The 1961 De Leuw Cather (DLC) Geometric Design Study proposed a new "east-west" route, similar to the 1974 Midwestern Expressway, to take pressure off the proposed (and unbuilt) Ultimo Interchange.

This proposal included an interchange at the approximate location of Rozelle Interchange and an interchange at the approximate location of Enmore Road / Stanmore Road / Edgeware Road. The expressway was proposed approximately from Victoria Road at Darling Street, intersecting with the Western Expressway west of Haberfield (approximately at the present day Wattle Street Offramp of the M4), through the new interchange (approximately Enmore Road / Stanmore road / Edgeware Road), intersecting the Southern Expressway east of the current Sydney Park Road and Euston Road intersection, crossing the Green Square station intersection, crossing the intersection at Alison Road and Anzac Parade, and approximately following Lang Road terminating at Syd Einfield Drive. (Note: Map titled "Revised Study Network".)

In the 1960s, the government contracted De Leuw, Cather & Company to design an overpass at the intersection of Anzac Parade, Alison Road, Dacey Avenue and Martin Road. The consultants did not include detailed design of the bridges. This intersection may have been in the Department of Main Roads 10 year plan for the 1960s. This intersection was later the site of the proposed continuous-flow intersection.

===Midwestern Highway (Sydney Area Transportation Study, 1974)===
The Sydney Area Transportation Study (SATS) recommended "Dacey Avenue/Lachlan Street/McEvoy Street/Copeland Street/Swanson Street" route be developed to a "major regional road standard with six traffic lanes" from Anzac Parade to King Street, Newtown, as work to be done 1975-2000.

SATS also recommended development of the "Midwestern Highway", a "major artery" including a segment from Alexandria to Anzac Parade. It was to connect from the Johnston's Creek Route to Anzac Parade with 4 through lanes of expressway standard. It was suggested this section was phased from 1991 to 2000. Roads recommended in the general location for this route included Erskineville Road, Swanson, Copeland, Fountain, McEvoy and Lachlan
Streets and Dacey Avenue.

===Pak Poy and Kneebone Consulting traffic study (1981)===

A 1981 traffic study recommended the function of existing arterial routes (Princes Highway, Botany Road and Mitchell Road/McEvoy Street) be "reinforced" in preference to the development of new freeway systems.

===Traffic and Transport in South Sydney (1981)===

A 1981 report suggested a route following O'Dea Avenue and Allen Street to link with McEvoy Street/Euston Road as preferred to upgrading McEvoy Street to an arterial road. The report found McEvoy Street was a major barrier for access to Waterloo Oval.

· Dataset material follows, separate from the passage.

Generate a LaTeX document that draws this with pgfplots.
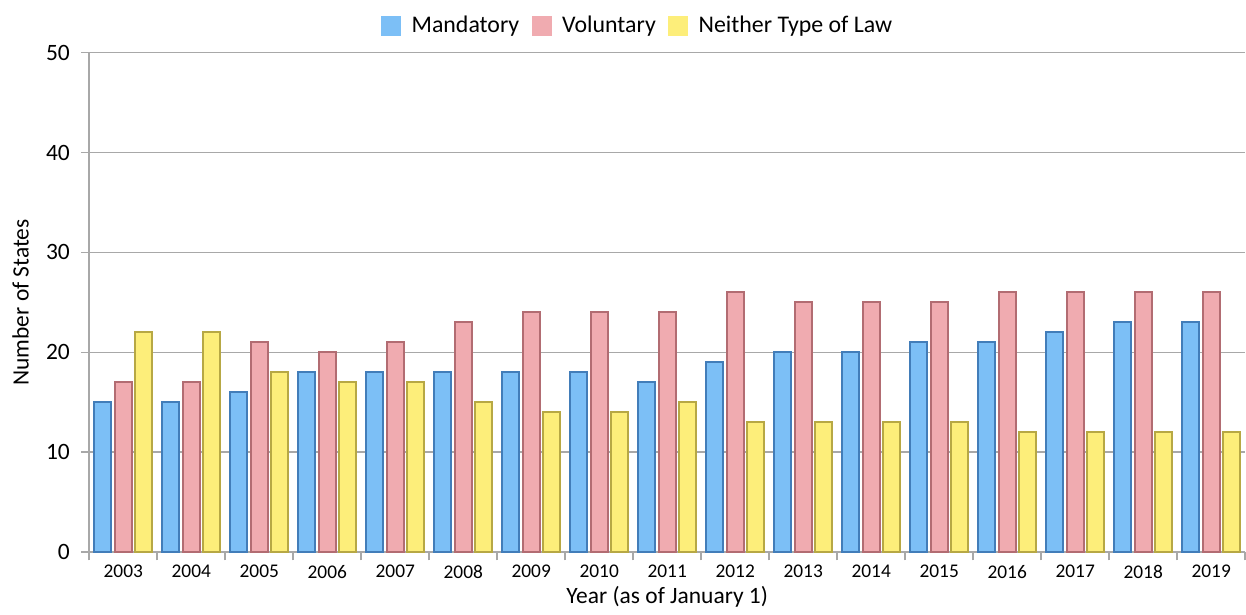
\documentclass[border=0pt]{standalone}
\usepackage{fontspec}
\setmainfont{Carlito}
\usepackage{pgfplots}
\pgfplotsset{compat=1.18}
\definecolor{mandfill}{RGB}{124,191,246}
\definecolor{mandline}{RGB}{66,125,185}
\definecolor{volfill}{RGB}{240,171,176}
\definecolor{volline}{RGB}{178,108,114}
\definecolor{neifill}{RGB}{253,238,122}
\definecolor{neiline}{RGB}{183,168,68}
\definecolor{gridgray}{RGB}{168,168,168}

\begin{document}
\begin{tikzpicture}
\begin{axis}[
    width=567pt, height=245pt, scale only axis,
    xmin=-0.5, xmax=16.5, ymin=0, ymax=50,
    ytick={0,10,...,50},
    xtick={0,...,16},
    xticklabels={2003,2004,2005,2006,2007,2008,2009,2010,2011,2012,2013,2014,2015,2016,2017,2018,2019},
    minor xtick={-0.5,0.5,...,16.5},
    axis x line*=bottom, axis y line*=left,
    axis line style={gridgray, line width=0.8pt, -},
    ymajorgrids, grid style={gridgray, line width=0.8pt},
    tick align=outside,
    major x tick style={draw=none},
    minor x tick style={gridgray, line width=0.8pt},
    minor tick length=4pt,
    y tick style={gridgray, line width=0.8pt},
    major tick length=4pt,
    /pgf/number format/assume math mode=true,
    /pgf/number format/1000 sep={},
    yticklabel style={font=\fontsize{11.5}{13}\selectfont, xshift=-2pt},
    xticklabel style={font=\fontsize{9.5}{11}\selectfont, yshift=1pt},
    xlabel={Year (as of January 1)},
    ylabel={Number of States},
    label style={font=\fontsize{11.5}{13}\selectfont},
    xlabel style={yshift=3pt},
    ylabel style={yshift=-1pt, inner ysep=6pt},
    bar width=0.25,
    legend columns=3,
    legend style={at={(0.5,1)}, anchor=south, xshift=-14pt, draw=none, fill=none, inner ysep=6pt,
        font=\fontsize{11.7}{13}\selectfont,
        /tikz/every even column/.append style={column sep=4pt}},
    legend image code/.code={\draw[#1, draw=none] (0pt,-5pt) rectangle (10pt,5pt);
        \path[draw=none, fill=none] (0pt,0pt) -- (13pt,0pt);},
]
\addplot[ybar, bar shift=-0.3, fill=mandfill, draw=mandline, line width=0.9pt]
    coordinates {(0,15) (1,15) (2,16) (3,18) (4,18) (5,18) (6,18) (7,18) (8,17) (9,19) (10,20) (11,20) (12,21) (13,21) (14,22) (15,23) (16,23)};
\addplot[ybar, bar shift=0, fill=volfill, draw=volline, line width=0.9pt]
    coordinates {(0,17) (1,17) (2,21) (3,20) (4,21) (5,23) (6,24) (7,24) (8,24) (9,26) (10,25) (11,25) (12,25) (13,26) (14,26) (15,26) (16,26)};
\addplot[ybar, bar shift=0.3, fill=neifill, draw=neiline, line width=0.9pt]
    coordinates {(0,22) (1,22) (2,18) (3,17) (4,17) (5,15) (6,14) (7,14) (8,15) (9,13) (10,13) (11,13) (12,13) (13,12) (14,12) (15,12) (16,12)};
\legend{Mandatory, Voluntary, Neither Type of Law}
\end{axis}
\end{tikzpicture}
\end{document}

===Pyrmont-Alexandria Traffic Management Proposal (1987)===

As part of the (dismissed, but as built) "Wyndham Street Residents' Alternative", the EIS for the Pyrmont-Alexandria Traffic Management Proposal included "...To maximise efficiency at the Botany Road/McEvoy Street intersection, the proposed widening of McEvoy Street between Wyndham Street and Botany Road would be part of this alternative".

=== 1996 RTA Study ===

In 1996 the Roads & Traffic Authority sponsored a study to identify future road network needs in South Sydney and Mascot. It recommended a route between Randwick
and Tempe which included Dacey Avenue and McEvoy Street, and intersected Anzac Parade, the Eastern Distributor, the Southern Arterial Route, and the Princes Highway/M5 East.

===South Sydney Local Environmental Plan (1998)===
The South-Sydney Local Environmental Plan (LEP) is a document outlining zoning in the South Sydney area. The plan included an arterial road reservation, including a realigned Bourke Street intersection.

===Green Square Town Centre Masterplan (2003/2004)===

The Green Square Town Centre (GSTC) Masterplan recommended the east-west arterial route of Lachlan and McEvoy Streets be constructed between South Dowling Street and Elizabeth Street as a medium term recommendation (along with the extension of the Southern Arterial Route).

Long term recommendations of the report included "Completion of the east-west arterial route from Anzac Parade to Princes
Highway" and upgrading the intersection of Lachlan Street and South Dowling Street.

A "New East-West Relief Route" was discussed, which would travel from "Botany Road to Bourke Street to
relieve pressure due to Green Square generated traffic on the Botany Road / Bourke Street intersection." The report considered this route a critical element of the Green Square road system.

The report claimed the South Sydney Section 94 Contributions Plan 2003 (South Sydney Council) included $5,140,000 for such an east-west route.

The report included that the City of Sydney council may not support the road proposals "recommended in order to accommodate increased vehicular trips".

==== Zetland Area Traffic Study (2003) ====

The Zetland Area Traffic Study (Note: Also known as the Zetland Traffic Study) was part of The Green Square Town Centre (GSTC) Masterplan. It was being finalised and was scheduled to be reported in November 2004.

The Zetland Area Traffic Study recommended the upgrading of the Lachlan Street / McEvoy Street state arterial route. It stated the highest priority section was between Elizabeth Street and South Dowling Street.

=== McEvoy Street Arterial Route (2008) ===

A May 2008 development assessment named a "McEvoy Street Arterial Route" as a "Future Traffic Arrangement" (alongside a Southern Arterial Route extension). It stated "A scheme has been identified to develop the McEvoy Street route to provide an arterial link between the Eastern Distributor/Anzac Parade and the Princes Highway at St Peters, however there is no program for this work at the present time".